▶ [WRITTEN PROBLEM]
Copy the data exactly; pictures stay out of the copy.

▶ [SOURCE MATERIAL]
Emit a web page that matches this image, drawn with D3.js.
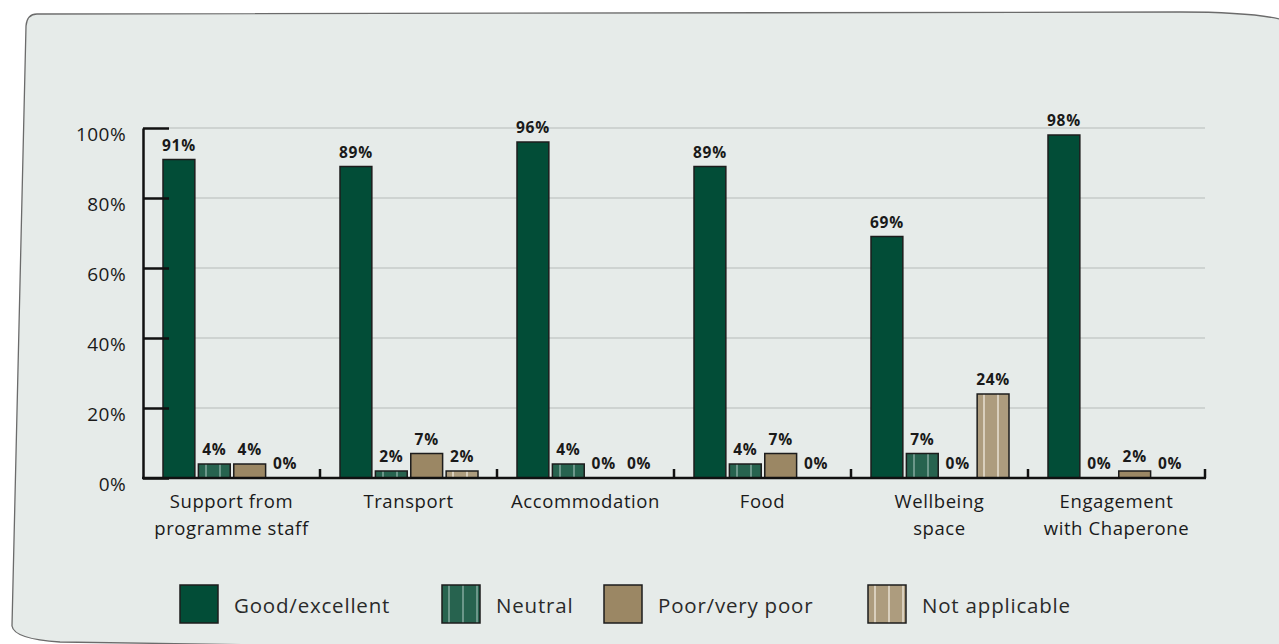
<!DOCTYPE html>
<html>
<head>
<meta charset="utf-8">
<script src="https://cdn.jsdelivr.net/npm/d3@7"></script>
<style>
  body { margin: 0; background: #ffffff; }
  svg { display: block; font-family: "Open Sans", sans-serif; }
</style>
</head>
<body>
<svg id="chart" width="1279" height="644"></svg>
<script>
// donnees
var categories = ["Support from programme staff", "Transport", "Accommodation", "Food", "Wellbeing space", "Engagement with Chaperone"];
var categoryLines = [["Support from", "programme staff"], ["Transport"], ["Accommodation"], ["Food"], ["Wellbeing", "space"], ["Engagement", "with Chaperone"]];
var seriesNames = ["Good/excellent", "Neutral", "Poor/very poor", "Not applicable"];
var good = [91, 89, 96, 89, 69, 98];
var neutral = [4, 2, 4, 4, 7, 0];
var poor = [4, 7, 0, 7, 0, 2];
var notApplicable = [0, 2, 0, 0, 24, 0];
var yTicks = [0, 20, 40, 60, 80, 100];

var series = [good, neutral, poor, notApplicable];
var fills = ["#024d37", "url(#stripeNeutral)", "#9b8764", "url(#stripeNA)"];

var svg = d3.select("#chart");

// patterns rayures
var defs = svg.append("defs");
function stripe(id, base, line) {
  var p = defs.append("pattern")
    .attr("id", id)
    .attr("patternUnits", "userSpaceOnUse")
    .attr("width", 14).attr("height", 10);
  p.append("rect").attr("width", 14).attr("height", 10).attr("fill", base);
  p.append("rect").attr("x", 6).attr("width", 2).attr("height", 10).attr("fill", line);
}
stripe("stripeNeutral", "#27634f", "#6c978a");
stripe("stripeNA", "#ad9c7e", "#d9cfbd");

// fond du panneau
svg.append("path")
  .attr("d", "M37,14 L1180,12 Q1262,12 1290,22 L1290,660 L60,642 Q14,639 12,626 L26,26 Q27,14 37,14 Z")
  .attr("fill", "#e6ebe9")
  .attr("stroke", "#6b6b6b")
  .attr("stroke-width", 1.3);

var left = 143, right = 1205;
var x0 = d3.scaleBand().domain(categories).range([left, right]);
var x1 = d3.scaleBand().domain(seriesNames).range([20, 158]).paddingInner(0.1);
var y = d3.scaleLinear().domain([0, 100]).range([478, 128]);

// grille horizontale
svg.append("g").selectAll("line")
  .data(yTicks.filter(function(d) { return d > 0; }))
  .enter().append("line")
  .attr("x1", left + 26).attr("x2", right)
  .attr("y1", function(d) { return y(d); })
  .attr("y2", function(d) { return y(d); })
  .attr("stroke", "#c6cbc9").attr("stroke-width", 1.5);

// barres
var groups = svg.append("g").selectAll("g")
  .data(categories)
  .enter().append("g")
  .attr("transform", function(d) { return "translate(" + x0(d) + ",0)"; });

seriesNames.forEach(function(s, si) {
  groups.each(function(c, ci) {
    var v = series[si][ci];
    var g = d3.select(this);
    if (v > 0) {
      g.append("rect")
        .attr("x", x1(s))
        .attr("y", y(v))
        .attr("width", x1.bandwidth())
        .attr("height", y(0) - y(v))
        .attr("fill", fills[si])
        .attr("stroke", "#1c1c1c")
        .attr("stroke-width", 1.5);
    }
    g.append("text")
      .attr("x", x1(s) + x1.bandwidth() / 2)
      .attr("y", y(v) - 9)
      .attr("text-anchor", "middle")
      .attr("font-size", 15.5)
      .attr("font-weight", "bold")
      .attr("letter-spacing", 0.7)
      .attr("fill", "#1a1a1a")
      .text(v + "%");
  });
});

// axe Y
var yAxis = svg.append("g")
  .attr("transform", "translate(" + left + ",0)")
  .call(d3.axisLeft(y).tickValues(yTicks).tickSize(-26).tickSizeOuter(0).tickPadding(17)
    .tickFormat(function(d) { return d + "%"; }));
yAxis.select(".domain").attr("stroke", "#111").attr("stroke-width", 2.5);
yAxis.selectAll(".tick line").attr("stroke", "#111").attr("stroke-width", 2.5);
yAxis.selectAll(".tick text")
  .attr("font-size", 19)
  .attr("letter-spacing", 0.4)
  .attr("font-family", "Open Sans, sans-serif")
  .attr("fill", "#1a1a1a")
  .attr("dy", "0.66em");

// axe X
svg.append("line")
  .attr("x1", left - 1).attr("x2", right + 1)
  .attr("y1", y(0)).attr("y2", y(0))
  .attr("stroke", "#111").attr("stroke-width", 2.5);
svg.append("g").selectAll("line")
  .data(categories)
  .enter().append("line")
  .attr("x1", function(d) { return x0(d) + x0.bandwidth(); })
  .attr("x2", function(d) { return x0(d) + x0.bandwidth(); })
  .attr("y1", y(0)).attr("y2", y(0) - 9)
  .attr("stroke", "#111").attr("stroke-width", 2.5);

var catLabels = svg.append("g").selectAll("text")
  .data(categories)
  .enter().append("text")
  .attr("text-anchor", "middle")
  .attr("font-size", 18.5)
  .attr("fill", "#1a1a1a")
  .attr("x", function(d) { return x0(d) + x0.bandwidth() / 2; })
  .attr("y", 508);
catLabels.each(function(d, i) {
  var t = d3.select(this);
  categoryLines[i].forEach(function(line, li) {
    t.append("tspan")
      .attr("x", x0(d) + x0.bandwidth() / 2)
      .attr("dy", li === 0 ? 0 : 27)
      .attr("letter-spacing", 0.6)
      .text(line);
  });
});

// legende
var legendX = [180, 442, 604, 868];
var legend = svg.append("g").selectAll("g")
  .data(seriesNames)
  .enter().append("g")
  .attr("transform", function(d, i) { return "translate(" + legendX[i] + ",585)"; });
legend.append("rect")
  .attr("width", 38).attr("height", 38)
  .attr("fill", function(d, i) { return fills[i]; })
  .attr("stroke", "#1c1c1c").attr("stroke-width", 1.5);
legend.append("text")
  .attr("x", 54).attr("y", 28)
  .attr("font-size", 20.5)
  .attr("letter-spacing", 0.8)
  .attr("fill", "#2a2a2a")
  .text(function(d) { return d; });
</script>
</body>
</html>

▶ [RESULT]
Emit a web page that matches this image, drawn with D3.js.
<!DOCTYPE html>
<html>
<head>
<meta charset="utf-8">
<script src="https://cdn.jsdelivr.net/npm/d3@7"></script>
<style>
  body { margin: 0; background: #ffffff; }
  svg { display: block; font-family: "Open Sans", sans-serif; }
</style>
</head>
<body>
<svg id="chart" width="1279" height="644"></svg>
<script>
// donnees
var categories = ["Support from programme staff", "Transport", "Accommodation", "Food", "Wellbeing space", "Engagement with Chaperone"];
var categoryLines = [["Support from", "programme staff"], ["Transport"], ["Accommodation"], ["Food"], ["Wellbeing", "space"], ["Engagement", "with Chaperone"]];
var seriesNames = ["Good/excellent", "Neutral", "Poor/very poor", "Not applicable"];
var good = [91, 89, 96, 89, 69, 98];
var neutral = [4, 2, 4, 4, 7, 0];
var poor = [4, 7, 0, 7, 0, 2];
var notApplicable = [0, 2, 0, 0, 24, 0];
var yTicks = [0, 20, 40, 60, 80, 100];

var series = [good, neutral, poor, notApplicable];
var fills = ["#024d37", "url(#stripeNeutral)", "#9b8764", "url(#stripeNA)"];

var svg = d3.select("#chart");

// patterns rayures
var defs = svg.append("defs");
function stripe(id, base, line) {
  var p = defs.append("pattern")
    .attr("id", id)
    .attr("patternUnits", "userSpaceOnUse")
    .attr("width", 14).attr("height", 10);
  p.append("rect").attr("width", 14).attr("height", 10).attr("fill", base);
  p.append("rect").attr("x", 6).attr("width", 2).attr("height", 10).attr("fill", line);
}
stripe("stripeNeutral", "#27634f", "#6c978a");
stripe("stripeNA", "#ad9c7e", "#d9cfbd");

// fond du panneau
svg.append("path")
  .attr("d", "M37,14 L1180,12 Q1262,12 1290,22 L1290,660 L60,642 Q14,639 12,626 L26,26 Q27,14 37,14 Z")
  .attr("fill", "#e6ebe9")
  .attr("stroke", "#6b6b6b")
  .attr("stroke-width", 1.3);

var left = 143, right = 1205;
var x0 = d3.scaleBand().domain(categories).range([left, right]);
var x1 = d3.scaleBand().domain(seriesNames).range([20, 158]).paddingInner(0.1);
var y = d3.scaleLinear().domain([0, 100]).range([478, 128]);

// grille horizontale
svg.append("g").selectAll("line")
  .data(yTicks.filter(function(d) { return d > 0; }))
  .enter().append("line")
  .attr("x1", left + 26).attr("x2", right)
  .attr("y1", function(d) { return y(d); })
  .attr("y2", function(d) { return y(d); })
  .attr("stroke", "#c6cbc9").attr("stroke-width", 1.5);

// barres
var groups = svg.append("g").selectAll("g")
  .data(categories)
  .enter().append("g")
  .attr("transform", function(d) { return "translate(" + x0(d) + ",0)"; });

seriesNames.forEach(function(s, si) {
  groups.each(function(c, ci) {
    var v = series[si][ci];
    var g = d3.select(this);
    if (v > 0) {
      g.append("rect")
        .attr("x", x1(s))
        .attr("y", y(v))
        .attr("width", x1.bandwidth())
        .attr("height", y(0) - y(v))
        .attr("fill", fills[si])
        .attr("stroke", "#1c1c1c")
        .attr("stroke-width", 1.5);
    }
    g.append("text")
      .attr("x", x1(s) + x1.bandwidth() / 2)
      .attr("y", y(v) - 9)
      .attr("text-anchor", "middle")
      .attr("font-size", 15.5)
      .attr("font-weight", "bold")
      .attr("letter-spacing", 0.7)
      .attr("fill", "#1a1a1a")
      .text(v + "%");
  });
});

// axe Y
var yAxis = svg.append("g")
  .attr("transform", "translate(" + left + ",0)")
  .call(d3.axisLeft(y).tickValues(yTicks).tickSize(-26).tickSizeOuter(0).tickPadding(17)
    .tickFormat(function(d) { return d + "%"; }));
yAxis.select(".domain").attr("stroke", "#111").attr("stroke-width", 2.5);
yAxis.selectAll(".tick line").attr("stroke", "#111").attr("stroke-width", 2.5);
yAxis.selectAll(".tick text")
  .attr("font-size", 19)
  .attr("letter-spacing", 0.4)
  .attr("font-family", "Open Sans, sans-serif")
  .attr("fill", "#1a1a1a")
  .attr("dy", "0.66em");

// axe X
svg.append("line")
  .attr("x1", left - 1).attr("x2", right + 1)
  .attr("y1", y(0)).attr("y2", y(0))
  .attr("stroke", "#111").attr("stroke-width", 2.5);
svg.append("g").selectAll("line")
  .data(categories)
  .enter().append("line")
  .attr("x1", function(d) { return x0(d) + x0.bandwidth(); })
  .attr("x2", function(d) { return x0(d) + x0.bandwidth(); })
  .attr("y1", y(0)).attr("y2", y(0) - 9)
  .attr("stroke", "#111").attr("stroke-width", 2.5);

var catLabels = svg.append("g").selectAll("text")
  .data(categories)
  .enter().append("text")
  .attr("text-anchor", "middle")
  .attr("font-size", 18.5)
  .attr("fill", "#1a1a1a")
  .attr("x", function(d) { return x0(d) + x0.bandwidth() / 2; })
  .attr("y", 508);
catLabels.each(function(d, i) {
  var t = d3.select(this);
  categoryLines[i].forEach(function(line, li) {
    t.append("tspan")
      .attr("x", x0(d) + x0.bandwidth() / 2)
      .attr("dy", li === 0 ? 0 : 27)
      .attr("letter-spacing", 0.6)
      .text(line);
  });
});

// legende
var legendX = [180, 442, 604, 868];
var legend = svg.append("g").selectAll("g")
  .data(seriesNames)
  .enter().append("g")
  .attr("transform", function(d, i) { return "translate(" + legendX[i] + ",585)"; });
legend.append("rect")
  .attr("width", 38).attr("height", 38)
  .attr("fill", function(d, i) { return fills[i]; })
  .attr("stroke", "#1c1c1c").attr("stroke-width", 1.5);
legend.append("text")
  .attr("x", 54).attr("y", 28)
  .attr("font-size", 20.5)
  .attr("letter-spacing", 0.8)
  .attr("fill", "#2a2a2a")
  .text(function(d) { return d; });
</script>
</body>
</html>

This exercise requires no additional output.